Can we stop pretending that buying Alaska (or the Louisiana Purchase 50 years earlier, or the taking of California and the New Mexico territories in 1840s) is anywhere near comparable to the modern geopolitical landscape. It’s not the age of western expansionism and Manifest destiny anymore. It’s not the era of colonial expansionism. Since WW2 the geopolitical landscape has changed drastically. So regardless of how you feel about Greenland, to compare anything currently happening to the land acquisitions of the 1800s is naive and historically inaccurate at best or intentionally misleading to gain debate points at worst.
As others have said, if you think because Greenland has critters and you like to hunt, we should take Greenland so maybe one day you can get a tag there is potentially the very worst reason to consider trying to take Greenland into the American system.
And lastly, “military pressure” does in fact mean that invasion is on the table. You don’t point guns at other people unless you plan on using them if need be.
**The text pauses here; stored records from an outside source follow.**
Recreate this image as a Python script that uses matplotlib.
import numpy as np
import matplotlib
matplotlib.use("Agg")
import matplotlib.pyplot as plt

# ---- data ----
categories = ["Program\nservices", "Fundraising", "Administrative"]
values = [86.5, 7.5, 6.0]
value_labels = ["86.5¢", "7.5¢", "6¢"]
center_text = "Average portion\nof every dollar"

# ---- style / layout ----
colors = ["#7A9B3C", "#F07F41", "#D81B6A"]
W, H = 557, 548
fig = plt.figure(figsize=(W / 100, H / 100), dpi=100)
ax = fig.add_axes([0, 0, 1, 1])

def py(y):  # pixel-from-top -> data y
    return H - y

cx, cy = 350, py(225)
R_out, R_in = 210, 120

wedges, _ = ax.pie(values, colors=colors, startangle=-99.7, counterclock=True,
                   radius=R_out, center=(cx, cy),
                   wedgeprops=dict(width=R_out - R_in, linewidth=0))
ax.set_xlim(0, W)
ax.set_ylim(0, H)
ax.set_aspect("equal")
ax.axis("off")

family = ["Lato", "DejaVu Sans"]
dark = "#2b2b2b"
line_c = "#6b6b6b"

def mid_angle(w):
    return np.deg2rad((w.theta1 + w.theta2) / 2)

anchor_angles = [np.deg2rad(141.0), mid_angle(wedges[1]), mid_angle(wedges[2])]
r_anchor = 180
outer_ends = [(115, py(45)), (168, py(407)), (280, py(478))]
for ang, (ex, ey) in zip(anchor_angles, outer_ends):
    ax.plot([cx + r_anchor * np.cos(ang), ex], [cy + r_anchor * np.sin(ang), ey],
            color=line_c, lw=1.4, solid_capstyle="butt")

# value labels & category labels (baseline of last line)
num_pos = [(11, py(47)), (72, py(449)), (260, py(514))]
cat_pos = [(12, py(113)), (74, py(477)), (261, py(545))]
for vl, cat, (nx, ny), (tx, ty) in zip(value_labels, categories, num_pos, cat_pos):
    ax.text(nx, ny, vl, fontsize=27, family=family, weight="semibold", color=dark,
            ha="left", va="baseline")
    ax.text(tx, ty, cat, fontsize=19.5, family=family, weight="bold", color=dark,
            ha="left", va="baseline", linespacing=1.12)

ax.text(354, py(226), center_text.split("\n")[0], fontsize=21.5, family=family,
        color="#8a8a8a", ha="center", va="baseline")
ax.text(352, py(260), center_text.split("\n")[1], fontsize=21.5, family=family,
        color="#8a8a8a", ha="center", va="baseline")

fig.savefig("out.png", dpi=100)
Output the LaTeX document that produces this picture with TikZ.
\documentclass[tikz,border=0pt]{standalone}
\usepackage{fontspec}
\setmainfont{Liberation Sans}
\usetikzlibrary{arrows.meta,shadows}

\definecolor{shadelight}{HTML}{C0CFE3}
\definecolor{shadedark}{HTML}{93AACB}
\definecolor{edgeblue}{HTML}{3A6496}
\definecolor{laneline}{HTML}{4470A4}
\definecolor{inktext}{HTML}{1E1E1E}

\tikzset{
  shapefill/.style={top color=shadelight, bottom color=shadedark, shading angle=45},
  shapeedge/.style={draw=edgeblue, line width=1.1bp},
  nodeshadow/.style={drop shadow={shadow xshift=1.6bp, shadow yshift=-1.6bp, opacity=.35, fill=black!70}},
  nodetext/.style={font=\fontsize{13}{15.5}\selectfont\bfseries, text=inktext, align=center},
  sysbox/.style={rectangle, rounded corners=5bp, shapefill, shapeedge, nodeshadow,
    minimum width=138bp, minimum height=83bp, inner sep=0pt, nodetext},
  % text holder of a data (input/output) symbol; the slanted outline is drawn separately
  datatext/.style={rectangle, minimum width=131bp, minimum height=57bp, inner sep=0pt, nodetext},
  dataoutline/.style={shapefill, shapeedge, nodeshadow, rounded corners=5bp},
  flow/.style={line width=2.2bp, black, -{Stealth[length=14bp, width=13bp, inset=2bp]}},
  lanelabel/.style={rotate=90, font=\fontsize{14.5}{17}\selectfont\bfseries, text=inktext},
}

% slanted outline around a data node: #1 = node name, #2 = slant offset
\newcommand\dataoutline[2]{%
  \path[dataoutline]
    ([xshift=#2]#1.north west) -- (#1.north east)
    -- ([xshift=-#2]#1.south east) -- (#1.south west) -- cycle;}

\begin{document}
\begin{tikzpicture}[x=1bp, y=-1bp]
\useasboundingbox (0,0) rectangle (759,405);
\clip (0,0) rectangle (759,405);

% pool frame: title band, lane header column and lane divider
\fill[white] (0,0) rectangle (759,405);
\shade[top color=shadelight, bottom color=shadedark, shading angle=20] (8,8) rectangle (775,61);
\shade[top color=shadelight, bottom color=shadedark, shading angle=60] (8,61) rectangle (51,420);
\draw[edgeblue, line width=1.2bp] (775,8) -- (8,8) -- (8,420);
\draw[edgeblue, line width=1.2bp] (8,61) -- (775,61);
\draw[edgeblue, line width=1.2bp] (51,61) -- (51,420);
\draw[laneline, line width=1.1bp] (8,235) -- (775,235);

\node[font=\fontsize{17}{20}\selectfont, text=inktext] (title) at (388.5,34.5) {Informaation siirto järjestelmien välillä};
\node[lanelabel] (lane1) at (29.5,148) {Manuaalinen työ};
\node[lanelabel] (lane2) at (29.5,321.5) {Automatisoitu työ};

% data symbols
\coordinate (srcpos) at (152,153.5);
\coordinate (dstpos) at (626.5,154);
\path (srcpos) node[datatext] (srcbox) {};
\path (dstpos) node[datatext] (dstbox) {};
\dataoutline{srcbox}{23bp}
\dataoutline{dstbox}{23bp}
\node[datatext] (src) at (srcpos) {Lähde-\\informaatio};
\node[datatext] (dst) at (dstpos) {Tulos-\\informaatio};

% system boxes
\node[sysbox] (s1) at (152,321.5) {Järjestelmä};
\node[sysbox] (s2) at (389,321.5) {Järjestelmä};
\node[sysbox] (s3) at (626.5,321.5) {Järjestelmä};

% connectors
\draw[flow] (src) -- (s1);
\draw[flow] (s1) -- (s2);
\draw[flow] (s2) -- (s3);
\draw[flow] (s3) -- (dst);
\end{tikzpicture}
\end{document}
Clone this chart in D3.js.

It might not be the next step or even the 200th step, but eventually, if your serious and don’t expect this all to be a bluff, the threat of military pressure means that the military would at some point be used to enforce the agenda. The eventual end of military pressure means force, or else the threat of military pressure is just a pointless bluff. Isn’t one of the first rules of gun safety don’t point at anything you don’t intend to shoot?